A Epístola aos Hebreus também fala de entrega confiante e de sacrifício. Exatamente na entrega de Jesus e em sua ressurreição dentre os mortos se cumpriram as Escrituras. No centro da mensagem da carta, que é muito mais um tratado teológico, está, pois, a morte de Cristo na cruz. Essa entrega supera toda sorte de sacrifícios e é única e válida para sempre. Havia a lei de Moisés e o culto da antiga aliança com tudo o que ele implicava em termos de cerimonial complicado e de sacrifícios. Cristo, porém, sacrifica seu próprio corpo, a si mesmo, como oferta feita ef hápax. Essa morte na cruz é resultado de uma doação extrema, de uma obediência perfeita a Deus e de uma solidariedade incondicional com o ser humano. De certa forma, tal entrega e disposição para servir já estão prefiguradas nas atitudes das viúvas.

2. Auscultando o texto da pregação

É de domínio comum a constatação de que o relato pormenorizado da paixão de Jesus é uma característica do Evangelho de Marcos. Antecede-o uma longa introdução, na qual se destaca a confissão de Pedro. Na mesma encontra-se também a pergunta que, desde a primeira aparição pública de Jesus, acompanha o leitor, a saber: “Todos ficaram tão espantados que se perguntavam uns aos outros: Que é isso? Eis um ensinamento novo, cheio de autoridade”. O relato da paixão responde a essa pergunta. O ensinamento novo, a verdade, somente será reconhecido na humilhação da cruz. Até lá permanece o que se convencionou chamar de “segredo messiânico”.

Mas em tudo isso se percebe a radical inversão de valores inaugurada por Jesus. Os seres humanos buscam segurança, orientam-se por calculismo e previsão de lucro. O caminho de Jesus, porém, é outro. É marcado justamente por insegurança, desprendimento, humilhação e sacrifício. É assim que se dá a vitória sobre a morte. Dessa forma, o relato da paixão adquire uma impressionante dramaticidade.

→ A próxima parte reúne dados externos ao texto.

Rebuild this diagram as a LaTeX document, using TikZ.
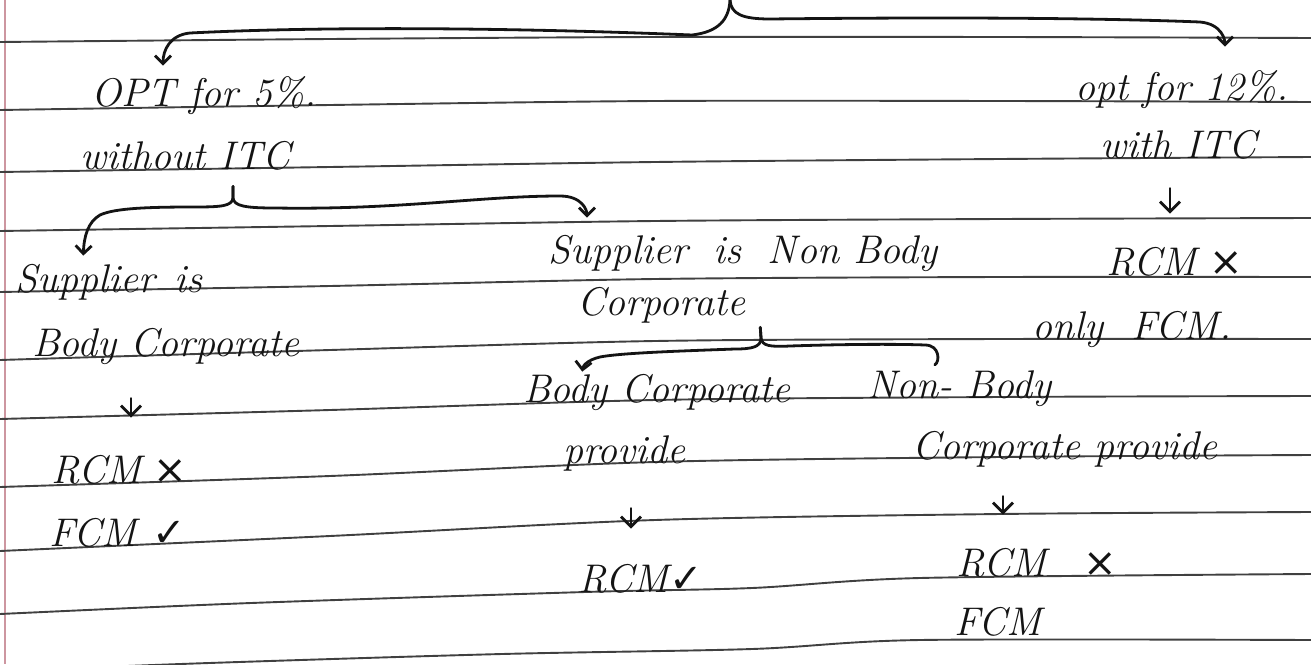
\documentclass[tikz,border=0pt]{standalone}
\usepackage{fontspec}
\newfontfamily\symf{DejaVu Sans}
\usetikzlibrary{arrows.meta}
\begin{document}
\begin{tikzpicture}[x=0.5pt,y=-0.5pt,
  rule/.style={line width=0.95pt, draw=black!75},
  ink/.style={line width=1.4pt, draw=black!92, line cap=round, line join=round},
  arr/.style={ink, -{Straight Barb[length=4pt,width=8pt,line width=1.4pt]}},
  sarr/.style={ink, -{Straight Barb[length=5pt,width=10pt,line width=1.4pt]}},
  hook/.style={ink},
  hw/.style={font=\fontsize{20}{24}\selectfont\itshape, text=black!92, inner sep=0pt,
             text height=14pt, text depth=4pt, anchor=base west}]
\useasboundingbox (0,0) rectangle (1311,664);
\fill[white] (0,0) rectangle (1311,664);
% margin line
\draw[line width=0.6pt, draw={rgb,255:red,205;green,150;blue,160}] (5,0) -- (5,664);
% ruled lines
\draw[rule] plot[smooth] coordinates {(0,42) (330,39) (655,37) (1000,37) (1311,38)};
\draw[rule] plot[smooth] coordinates {(0,110) (330,105) (655,101) (1000,101) (1311,102)};
\draw[rule] plot[smooth] coordinates {(0,172) (330,167) (655,162) (1000,159) (1311,157)};
\draw[rule] plot[smooth] coordinates {(0,231) (330,226) (655,221) (1000,219) (1311,218)};
\draw[rule] plot[smooth] coordinates {(0,292) (330,286) (655,279) (1000,277) (1311,277)};
\draw[rule] plot[smooth] coordinates {(0,360) (330,350) (655,341) (1000,339) (1311,339)};
\draw[rule] plot[smooth] coordinates {(0,419) (330,410) (655,400) (1000,397) (1311,396)};
\draw[rule] plot[smooth] coordinates {(0,487) (330,476) (655,462) (1000,457) (1311,455)};
\draw[rule] plot[smooth] coordinates {(0,551) (330,536) (655,520) (1000,514) (1311,512)};
\draw[rule] plot[smooth] coordinates {(0,614) (251,603) (585,592) (752,588) (920,578) (1311,574)};
\draw[rule] plot[smooth] coordinates {(0,671) (209,663) (502,654) (752,649) (920,640) (1311,640)};

% texts
\node[hw] (o5)  at (91,106)  {OPT for 5\%.};
\node[hw] (wo)  at (80,169)  {without ITC};
\node[hw] (o12) at (1075,100) {opt for 12\%.};
\node[hw] (wi)  at (1100,158) {with ITC};
\node[hw] (rcR) at (1106,275) {RCM\hspace{6pt}{\symf ×}};
\node[hw] (onl) at (1032,339) {only\hspace{14pt}FCM.};
\node[hw] (s1)  at (15,292)  {Supplier\hspace{10pt}is};
\node[hw] (bc1) at (32,356)  {Body Corporate};
\node[hw] (rc1) at (51,483)  {RCM\hspace{6pt}{\symf ×}};
\node[hw] (fc1) at (49,546)  {FCM\hspace{8pt}{\symf ✓}};
\node[hw] (s2)  at (548,263) {Supplier\hspace{6pt} is\hspace{6pt} Non Body};
\node[hw] (cp2) at (577,315) {Corporate};
\node[hw] (bc3) at (523,402) {Body Corporate};
\node[hw] (pr3) at (563,463) {provide};
\node[hw] (rc3) at (578,592) {RCM{\symf ✓}};
\node[hw] (nb4) at (867,398) {Non- Body};
\node[hw] (cp4) at (912,459) {Corporate provide};
\node[hw] (rc4) at (956,576) {RCM\hspace{18pt}{\symf ×}};
\node[hw] (fc4) at (954,635) {FCM};

% top brace
\coordinate (topc) at (730,0);
\draw[arr, shorten >=6pt] (topc) .. controls (729,20) and (718,32) .. (692,35)
   .. controls (520,28) and (330,26) .. (190,33)
   .. controls (170,35) and (163,50) .. (o5.north -| 163,0);
\draw[arr, shorten >=12.5pt] (topc) .. controls (731,14) and (742,19) .. (770,19)
   .. controls (950,17) and (1100,18) .. (1200,22)
   .. controls (1222,24) and (1225,40) .. (o12.north -| 1225,0);

% brace under "without ITC"
\draw[arr, shorten <=4.5pt, shorten >=4pt] (wo.south -| 233,0) -- (233,198)
   .. controls (232,206) and (222,207) .. (195,207)
   .. controls (150,207) and (115,208) .. (100,215)
   .. controls (88,222) and (84,236) .. (s1.north -| 83,0);
\draw[arr, shorten <=4.5pt, shorten >=8.5pt] (wo.south -| 233,0) -- (233,198)
   .. controls (234,206) and (245,208) .. (275,208)
   .. controls (400,210) and (480,196) .. (560,196)
   .. controls (582,196) and (587,210) .. (s2.north -| 587,0);

% brace under "Corporate"
\draw[arr, shorten <=2pt, shorten >=1pt] (cp2.south -| 760,0) -- (761,338)
   .. controls (761,347) and (752,349) .. (735,349)
   .. controls (680,351) and (620,353) .. (600,357)
   .. controls (587,360) and (583,366) .. (bc3.north -| 582,0);
\draw[hook, shorten <=2pt, shorten >=5pt] (cp2.south -| 760,0) -- (761,338)
   .. controls (762,346) and (770,347) .. (790,346)
   .. controls (850,344) and (900,344) .. (925,345)
   .. controls (940,345) and (940,362) .. (nb4.north -| 926,0);

% short arrows
\draw[sarr, shorten <=11pt, shorten >=16.5pt] (wi.south -| 1170,0) -- (rcR.north -| 1170,0);
\draw[sarr, shorten <=17pt, shorten >=18.5pt] (bc1.south -| 131,0) -- (rc1.north -| 131,0);
\draw[sarr, shorten <=18.5pt, shorten >=17.5pt] (pr3.south -| 631,0) -- (rc3.north -| 631,0);
\draw[sarr, shorten <=14.5pt, shorten >=16.5pt] (cp4.south -| 1003,0) -- (rc4.north -| 1003,0);
\end{tikzpicture}
\end{document}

O capítulo 12 de Marcos, do qual é extraído nosso texto de pregação, praticamente ilustra essa inversão de valores à qual nos referimos. A parábola dos vinhateiros conclui com a constatação: “A pedra que os construtores rejeitaram, foi ela que se tornou pedra angular”. À pergunta capciosa de alguns fariseus e de alguns herodianos se “será permitido, sim ou não, pagar o tributo a César?” ele responde com: “Dai a César o que é de César, e a Deus o que é de Deus”. E à astuta argumentação de que a ressurreição dentre os mortos seria inconcebível Jesus responde que Deus não é Deus dos mortos, mas dos vivos. Em todas essas questões, que, no fundo, tematizam a relação entre Deus e as pessoas, Jesus aponta para a radical simplicidade da vontade divina. Basta amá-lo, mesmo que isso não nos pareça ser suficiente. Isso se opõe frontalmente à nossa ânsia por segurança e por poder. Mas permanece: Decisivo mesmo é temer e amar a Deus acima de tudo. Esse é o contexto em que se localiza a narrativa de Marcos 12.41-44.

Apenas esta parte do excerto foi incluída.